- Task to complete
Omit the pictures and print exactly the lines of the listing below, starting at the first and ending at the line containing "of employed recent".

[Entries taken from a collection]
--

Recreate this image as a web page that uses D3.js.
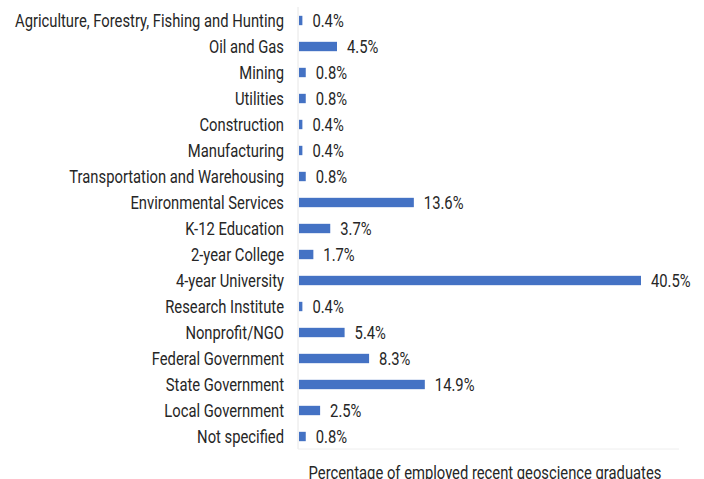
<!DOCTYPE html>
<html>
<head>
<meta charset="utf-8">
<script src="https://cdn.jsdelivr.net/npm/d3@7"></script>
<style>
  html, body { margin: 0; padding: 0; background: #fff; }
  svg { display: block; font-family: Roboto, "Noto Sans", sans-serif; }
</style>
</head>
<body>
<svg id="chart" width="704" height="479"></svg>
<script>
const sectors = [
  "Agriculture, Forestry, Fishing and Hunting",
  "Oil and Gas",
  "Mining",
  "Utilities",
  "Construction",
  "Manufacturing",
  "Transportation and Warehousing",
  "Environmental Services",
  "K-12 Education",
  "2-year College",
  "4-year University",
  "Research Institute",
  "Nonprofit/NGO",
  "Federal Government",
  "State Government",
  "Local Government",
  "Not specified"
];
const shares = [0.4, 4.5, 0.8, 0.8, 0.4, 0.4, 0.8, 13.6, 3.7, 1.7, 40.5, 0.4, 5.4, 8.3, 14.9, 2.5, 0.8];
const axisTitle = "Percentage of employed recent geoscience graduates";

const svg = d3.select("#chart");
const plotLeft = 299, plotRight = 641, plotTop = 7.5, plotBottom = 449.5;
const fontSize = 17.5;
const squeeze = 0.845; // narrow letterforms

const x = d3.scaleLinear().domain([0, 40.5]).range([plotLeft, plotRight]);
const y = d3.scaleBand().domain(sectors).range([plotTop, plotBottom]).paddingInner(0.64).paddingOuter(0.32);

// faint plot frame lines
svg.append("line").attr("x1", plotLeft - 1).attr("x2", plotLeft - 1).attr("y1", 7).attr("y2", 449)
  .attr("stroke", "#e6e6e6").attr("stroke-width", 1);
svg.append("line").attr("x1", plotLeft - 1).attr("x2", 679).attr("y1", 449).attr("y2", 449)
  .attr("stroke", "#eeeeee").attr("stroke-width", 1);

const rows = svg.append("g").selectAll("g").data(sectors).join("g");

rows.append("rect")
  .attr("x", x(0))
  .attr("y", d => y(d))
  .attr("width", (d, i) => x(shares[i]) - x(0))
  .attr("height", y.bandwidth())
  .attr("fill", "#4472c4");

rows.append("text")
  .attr("transform", d => `translate(284,${y(d) + y.bandwidth() / 2}) scale(${squeeze},1)`)
  .attr("dy", "0.35em")
  .attr("text-anchor", "end")
  .attr("font-size", fontSize)
  .attr("fill", "#262626")
  .text(d => d);

rows.append("text")
  .attr("transform", (d, i) => `translate(${x(shares[i]) + 10},${y(d) + y.bandwidth() / 2}) scale(${squeeze},1)`)
  .attr("dy", "0.35em")
  .attr("font-size", fontSize)
  .attr("fill", "#262626")
  .text((d, i) => shares[i].toFixed(1) + "%");

svg.append("text")
  .attr("transform", `translate(485,478.5) scale(${squeeze},1)`)
  .attr("text-anchor", "middle")
  .attr("font-size", fontSize)
  .attr("fill", "#262626")
  .text(axisTitle);
</script>
</body>
</html>
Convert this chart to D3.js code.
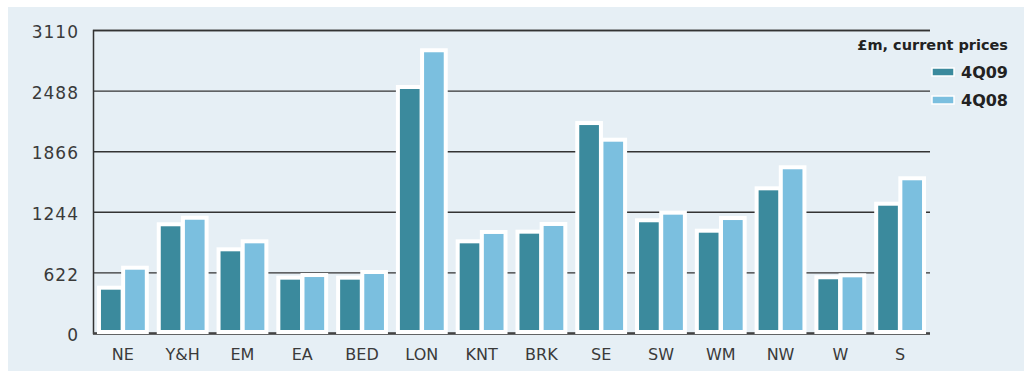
<!DOCTYPE html>
<html><head><meta charset="utf-8">
<script src="https://cdn.jsdelivr.net/npm/d3@7"></script>
<style>
html,body{margin:0;padding:0;background:#fff;}
svg{display:block;}
</style></head>
<body>
<svg id="chart" width="1034" height="381"></svg>
<script>
const categories = ["NE","Y&H","EM","EA","BED","LON","KNT","BRK","SE","SW","WM","NW","W","S"];
const series = ["4Q09","4Q08"];
const values4Q09 = [465,1116,859,568,568,2525,941,1040,2155,1157,1050,1485,572,1327];
const values4Q08 = [670,1183,941,595,626,2902,1037,1119,1984,1235,1180,1701,592,1588];
const yTicks = [0,622,1244,1866,2488,3110];
const legendTitle = "£m, current prices";
const colors = {"4Q09":"#3b8a9d","4Q08":"#7bbfdf"};

(function(){
const svg = d3.select("#chart");
svg.append("rect").attr("x",8).attr("y",7).attr("width",1016).attr("height",364).attr("fill","#e6eff5");

const mLeft = 93, mRight = 930, mTop = 30, mBottom = 333;
const y = d3.scaleLinear().domain([0,3110]).range([mBottom, mTop]);
const x0 = d3.scaleBand().domain(categories).range([mLeft,mRight]).paddingInner(0.2).paddingOuter(0.1);
const x1 = d3.scaleBand().domain(series).range([0, x0.bandwidth()]).paddingInner(0.02);

const font = "'DejaVu Sans', sans-serif";
const yAxis = d3.axisLeft(y).tickValues(yTicks).tickFormat(d3.format("d"))
  .tickSize(-(mRight-mLeft)).tickPadding(14);
const gy = svg.append("g").attr("transform",`translate(${mLeft},0)`).call(yAxis);
gy.select(".domain").attr("stroke","#333").attr("stroke-width",1.5);
gy.selectAll(".tick line").attr("stroke","#333").attr("stroke-width",1.4);
gy.selectAll(".tick text").attr("font-family",font).attr("font-size",17).attr("fill","#3a3a3a")
  .attr("letter-spacing","1px").attr("dy","0.45em");
gy.selectAll(".tick").filter(d=>d===0).select("line").attr("stroke","#444").attr("stroke-width",2.5);

const data = categories.map((c,i)=>({cat:c, vals:[{s:"4Q09",v:values4Q09[i]},{s:"4Q08",v:values4Q08[i]}]}));
const groups = svg.append("g").selectAll("g").data(data).join("g")
  .attr("transform",d=>`translate(${x0(d.cat)},0)`);
groups.selectAll("rect").data(d=>d.vals).join("rect")
  .attr("x",d=>x1(d.s)).attr("width",x1.bandwidth())
  .attr("y",d=>y(d.v)).attr("height",d=>mBottom-1-y(d.v))
  .attr("fill",d=>colors[d.s]).attr("stroke","#fff").attr("stroke-width",4);

const xAxis = d3.axisBottom(x0).tickSize(0).tickPadding(16);
const gx = svg.append("g").attr("transform",`translate(0,${mBottom})`).call(xAxis);
gx.select(".domain").remove();
gx.selectAll(".tick text").attr("font-family",font).attr("font-size",16).attr("fill","#3a3a3a");

svg.append("text").attr("x",1008).attr("y",50).attr("text-anchor","end")
  .attr("font-family",font).attr("font-size",14.5).attr("font-weight","bold").attr("fill","#222")
  .text(legendTitle);
const lg = svg.append("g").selectAll("g").data(series).join("g")
  .attr("transform",(d,i)=>`translate(0,${72 + i*28})`);
lg.append("rect").attr("x",932).attr("y",-4).attr("width",22).attr("height",8)
  .attr("fill",d=>colors[d]).attr("stroke","#fff").attr("stroke-width",1.5);
lg.append("text").attr("x",1008).attr("y",6).attr("text-anchor","end")
  .attr("font-family",font).attr("font-size",16).attr("font-weight","bold").attr("fill","#222")
  .text(d=>d);
})();
</script>
</body></html>
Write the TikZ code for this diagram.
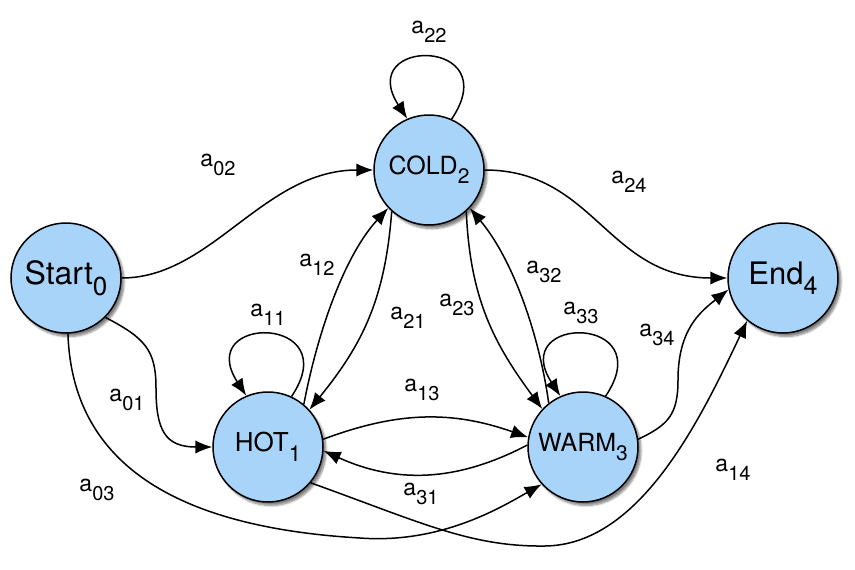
\documentclass[tikz,border=0pt]{standalone}
\usepackage{fontspec}
\setmainfont{TeX Gyre Heros}
\usetikzlibrary{arrows.meta,shadows.blur}
\definecolor{stfill}{RGB}{168,212,250}
\newcommand{\edgelab}[1]{{\fontsize{23}{23}\selectfont a\raisebox{-9pt}{\fontsize{20}{20}\selectfont #1}}}
\newcommand{\statetxt}[5]{{\fontsize{#3}{#3}\selectfont #1\raisebox{#5}{\fontsize{#4}{#4}\selectfont #2}}}
\begin{document}
\begin{tikzpicture}[x=1pt,y=-1pt,
  state/.style={circle,draw,line width=1.5pt,fill=stfill,minimum size=110pt,inner sep=0pt,
    blur shadow={shadow xshift=3pt,shadow yshift=-3.5pt,shadow blur steps=6,shadow opacity=50}},
  edge/.style={line width=1.5pt,-{Latex[length=17pt,width=13.5pt]}},
  lab/.style={inner sep=0pt}]
\useasboundingbox (0,0) rectangle (855,570);
% states
\node[state] (S) at (66,278) {\statetxt{Start}{0}{32}{26}{-11pt}};
\node[state] (C) at (429,170) {\statetxt{COLD}{2}{25}{21}{-9pt}};
\node[state] (H) at (268,447) {\statetxt{HOT}{1}{26}{22}{-10pt}};
\node[state] (W) at (583,447) {\statetxt{WARM}{3}{25}{21}{-9pt}};
\node[state] (E) at (783,278) {\statetxt{End}{4}{31}{25}{-10pt}};
% self loops
\draw[edge] (H.65) .. controls +(55,-82) and +(-53,-82) .. (H.113);
\draw[edge] (C.66) .. controls +(55,-82) and +(-53,-82) .. (C.113);
\draw[edge] (W.66) .. controls +(55,-82) and +(-53,-82) .. (W.114);
% edges from start
\draw[edge] (S.east) .. controls +(90,0) and +(-110,0) .. (C.west);
\draw[edge] (S.-45) .. controls (145,338) and (156,350) .. (156,388)
   .. controls (156,430) and (165,447) .. (H.west);
\draw[edge] (S.-88) .. controls (72,460) and (170,527) .. (360,538)
   .. controls (440,544) and (500,508) .. (W.-138);
% hot <-> cold
\draw[edge] (H.50) .. controls (318,330) and (345,255) .. (C.-137);
\draw[edge] (C.-132) .. controls (385,300) and (362,345) .. (H.42);
% cold <-> warm
\draw[edge] (C.-48) .. controls (470,300) and (495,345) .. (W.137);
\draw[edge] (W.128) .. controls (540,340) and (515,262) .. (C.-43);
% hot <-> warm
\draw[edge] (H.8) to[bend left=20] (W.170);
\draw[edge] (W.178) to[bend left=26] (H.-4);
% to end
\draw[edge] (C.east) .. controls +(110,0) and +(-120,0) .. (E.west);
\draw[edge] (W.8) .. controls (668,425) and (678,415) .. (678,380)
   .. controls (678,330) and (700,312) .. (E.-168);
\draw[edge] (H.-40) .. controls (420,522) and (470,547) .. (545,546)
   .. controls (640,545) and (700,420) .. (E.-130);
% labels
\node[lab] (l22) at (429,32) {\edgelab{22}};
\node[lab] (l02) at (218,165) {\edgelab{02}};
\node[lab] (l24) at (629,182) {\edgelab{24}};
\node[lab] (l12) at (317,265) {\edgelab{12}};
\node[lab] (l32) at (544,272) {\edgelab{32}};
\node[lab] (l23) at (457,305) {\edgelab{23}};
\node[lab] (l21) at (408,318) {\edgelab{21}};
\node[lab] (l11) at (268,315) {\edgelab{11}};
\node[lab] (l33) at (581,313) {\edgelab{33}};
\node[lab] (l34) at (657,335) {\edgelab{34}};
\node[lab] (l01) at (127,400) {\edgelab{01}};
\node[lab] (l13) at (422,390) {\edgelab{13}};
\node[lab] (l31) at (421,494) {\edgelab{31}};
\node[lab] (l03) at (97,490) {\edgelab{03}};
\node[lab] (l14) at (733,470) {\edgelab{14}};
\end{tikzpicture}
\end{document}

--

- Problem solution
Recreate this image as a web page that uses D3.js.
<!DOCTYPE html>
<html>
<head>
<meta charset="utf-8">
<script src="https://cdn.jsdelivr.net/npm/d3@7"></script>
<style>
  html, body { margin: 0; padding: 0; background: #fff; }
  svg { display: block; font-family: Roboto, "Noto Sans", sans-serif; }
</style>
</head>
<body>
<svg id="chart" width="704" height="479"></svg>
<script>
const sectors = [
  "Agriculture, Forestry, Fishing and Hunting",
  "Oil and Gas",
  "Mining",
  "Utilities",
  "Construction",
  "Manufacturing",
  "Transportation and Warehousing",
  "Environmental Services",
  "K-12 Education",
  "2-year College",
  "4-year University",
  "Research Institute",
  "Nonprofit/NGO",
  "Federal Government",
  "State Government",
  "Local Government",
  "Not specified"
];
const shares = [0.4, 4.5, 0.8, 0.8, 0.4, 0.4, 0.8, 13.6, 3.7, 1.7, 40.5, 0.4, 5.4, 8.3, 14.9, 2.5, 0.8];
const axisTitle = "Percentage of employed recent geoscience graduates";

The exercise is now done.